Wednesday, December 15, 2010

Utilitarian Object

When given the assignment to visually explore a utilitarian object for this semester's combined painting and drawing course, I relished the freedom to pick whichever item we desired. However, I did encounter some difficulty when deciding on to which object to focus my efforts upon because of the magnitude of interesting tzatskes that remain from my grandparents. Most appliances and tools are left from a different era, which is interesting in and of itself in how they have evolved over time.
After much speculation I decided to work with an outdated, yet extremely stylish stapler. Although initially excited at the prospects of this assignment, I found myself struggling with making it interesting. Due to a series of unfortunate events, I missed several classes and wound up falling behind in all of my school work. This severely stressed my time restraints and in turn made me a little bitter towards the assignment.

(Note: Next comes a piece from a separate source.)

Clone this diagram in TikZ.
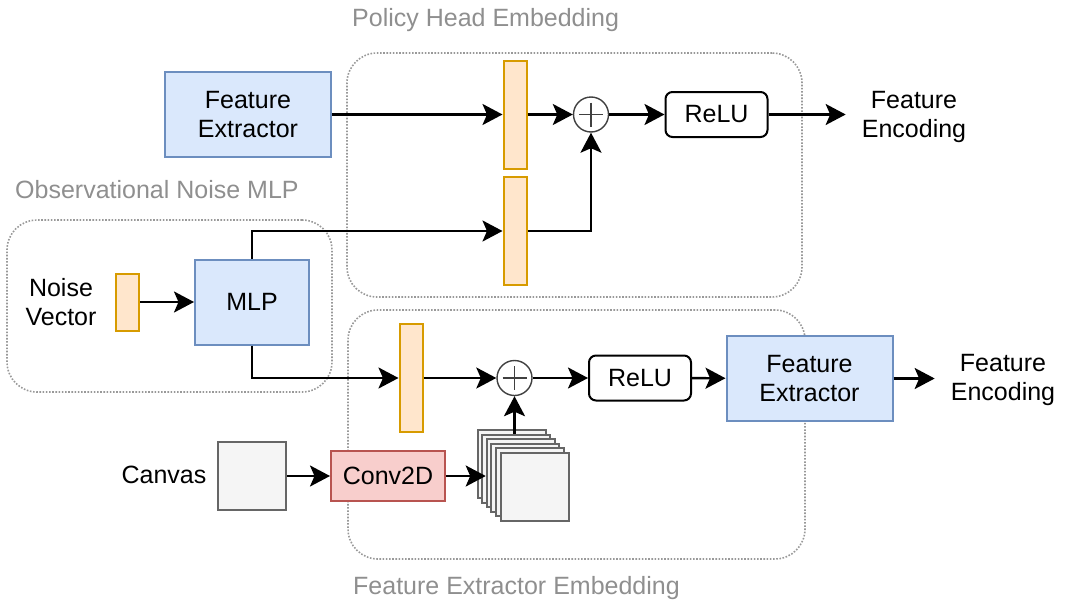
\documentclass[tikz,border=0pt]{standalone}
\usepackage{fontspec}
\setmainfont{Liberation Sans}
\usetikzlibrary{arrows.meta,calc}
\definecolor{bluef}{HTML}{DAE8FC}
\definecolor{bluee}{HTML}{6C8EBF}
\definecolor{orf}{HTML}{FFE6CC}
\definecolor{ore}{HTML}{D79B00}
\definecolor{grf}{HTML}{F5F5F5}
\definecolor{gre}{HTML}{666666}
\definecolor{pkf}{HTML}{F8CECC}
\definecolor{pke}{HTML}{B85450}
\definecolor{dotc}{HTML}{999999}
\definecolor{titc}{HTML}{8F8F8F}
\begin{document}
\begin{tikzpicture}[x=1pt,y=-1pt,
 every node/.style={font=\fontsize{25}{29}\selectfont, inner sep=0pt, align=center},
 blk/.style={draw=bluee, fill=bluef, line width=2pt},
 bar/.style={draw=ore, fill=orf, line width=2pt, minimum width=23pt, minimum height=108pt},
 relu/.style={draw=black, rounded corners=7pt, line width=2pt, minimum width=102pt, minimum height=45pt},
 plus/.style={circle, draw=black!75, line width=1.4pt, minimum size=35pt},
 grp/.style={draw=dotc, line width=1.6pt, dash pattern=on 1.6pt off 1.6pt, rounded corners=30pt},
 ttl/.style={text=titc, anchor=west},
 enc/.style={inner xsep=16pt},
 arr/.style={-{Stealth[length=20pt,width=21pt,inset=4.5pt]}, line width=2.4pt},
 gsq/.style={draw=gre, fill=grf, line width=2pt, minimum size=68pt},
 conv/.style={draw=pke, fill=pkf, line width=2pt, minimum width=114pt, minimum height=50pt},
]
\useasboundingbox (0,0) rectangle (1065,605);
% groups
\node[grp, minimum width=455pt, minimum height=244pt] (gph) at (574.5,175) {};
\node[grp, minimum width=325pt, minimum height=172pt] (gob) at (169.5,306) {};
\node[grp, minimum width=457pt, minimum height=249pt] (gfe) at (576.5,434.5) {};
\node[ttl] (tph) at (352,20) {Policy Head Embedding};
\node[ttl] (tob) at (15,190) {Observational Noise MLP};
\node[ttl] (tfe) at (353,588) {Feature Extractor Embedding};
% top row
\node[blk, minimum width=166pt, minimum height=85pt] (fe1) at (248,114.5) {Feature\\Extractor};
\node[bar] (bar1) at (515,114.5) {};
\node[bar] (bar2) at (515,231) {};
\node[plus] (p1) at (591,114.5) {};
\draw[black!75, line width=1.4pt] ($(p1.center)+(-12,0)$) -- ($(p1.center)+(12,0)$) ($(p1.center)+(0,-12)$) -- ($(p1.center)+(0,12)$);
\node[relu] (relu1) at (716.5,114.5) {ReLU};
\node[enc] (enc1) at (914,117) {Feature\\Encoding};
% noise MLP
\node (noise) at (61,302) {Noise\\Vector};
\node[bar, minimum height=57pt] (nbar) at (127.5,302) {};
\node[blk, minimum width=114pt, minimum height=85pt] (mlp) at (252,302) {MLP};
% bottom row
\node[bar] (bar3) at (411,378) {};
\node[plus] (p2) at (514.5,378) {};
\draw[black!75, line width=1.4pt] ($(p2.center)+(-12,0)$) -- ($(p2.center)+(12,0)$) ($(p2.center)+(0,-12)$) -- ($(p2.center)+(0,12)$);
\node[relu] (relu2) at (640,378) {ReLU};
\node[blk, minimum width=166pt, minimum height=85pt] (fe2) at (809.5,378.5) {Feature\\Extractor};
\node[enc] (enc2) at (1003,380) {Feature\\Encoding};
% canvas
\node (ctext) at (164,475) {Canvas};
\node[gsq] (cv) at (252,476) {};
\node[conv] (conv) at (388,476) {Conv2D};
\foreach \i in {0,...,5} {
  \node[gsq] (st\i) at ({511.5+4.6*\i},{464+4.6*\i}) {};
}
% connectors
\draw[arr] (fe1) -- (bar1);
\draw[arr] (bar1) -- (p1);
\draw[arr] (p1) -- (relu1);
\draw[arr] (relu1.east) -- (relu1.east -| enc1.west);
\draw[arr] (bar2) -| (p1);
\draw[arr] (nbar) -- (mlp);
\draw[arr] (mlp.north) |- (bar2);
\draw[arr] (mlp.south) |- (bar3);
\draw[arr] (bar3) -- (p2);
\draw[arr] (p2) -- (relu2);
\draw[arr] (relu2) -- (fe2);
\draw[arr] (fe2.east) -- (fe2.east -| enc2.west);
\draw[arr] (cv) -- (conv);
\draw[arr] (conv) -- (conv.east -| st2.west);
\draw[arr] (p2 |- st1.north) -- (p2);
\end{tikzpicture}
\end{document}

I began my exploration with my drawings. I decided to work with charcoal and gesso, a medium which I hardly ever utilize. Because of this I feel that my hand was muddled within the materials and it did not represent who I am as an artist. The first drawing I worked on was the one on the right. I wanted to portray the action that the stapler takes and be true to it's real form. The second drawing is purely an accidental act. I began by gessoing my whole paper and then having to put it away while still wet. When I took it out the next class the whole thing was stuck together. Completely enraged by this I tore it all apart and then began frantically taping it all back together. I drew the form and then began making marks wherever I unconsciously felt the should lie. Eventually I found interest in the different geometric shapes that could be formed from the greater picture. This eventually translated into my first painting.
First off, for some reason unbeknown'st to me, I chose to work in a very large format, when I was already struggling with image I was to place upon it. During the process of making this piece I was very irritable and unsatisfied, which is highly uncharacteristic of me. Usually I am my own greatest fan and I create my work in the manner in which it will please me most. However for this piece there was an utter disconnect. Because of such I decided not to romanticize the image at all, but instead break it into simpler forms, as in my previous drawing, and handle it in a very scientific, structured process, while paying attention to the introduction of color. This proved to be a worthwhile exercise for me in the end, because I have never worked this way before.
Although I am ultimately satisfied with this work, I do feel that again it is uncharacteristic of me. Running out of time, I decided to tackle the last of the paintings in the comfort of my home. I still had to portray the utility of the object I had chosen, but didn't want to take such a literal route. I ended up with this:
This photo does no justice which is unfortunate. My thought process applied to this work was to actually use the object as it is intended in order to depict the actual material object. I cut the canvas into different pieces, similarly to the previous painting, and then put it back together using a series of many staples. I like the play between the function and the form, and the necessity of the function in order to even achieve the form in the end. This work is much more indicative of my personal style, as I feel that I am more tactile than anything else. I feel that it straddles the lines of what paintings can be, especially since there is not one drop of paint on the canvas.
Overall, I struggled greatly with this project, but in the end I feel as though I reached some enlightening conclusions on what directions I want to take in the future. Although I faced much aggravation, I feel I concurred a challenge I wouldn't have otherwise tackled.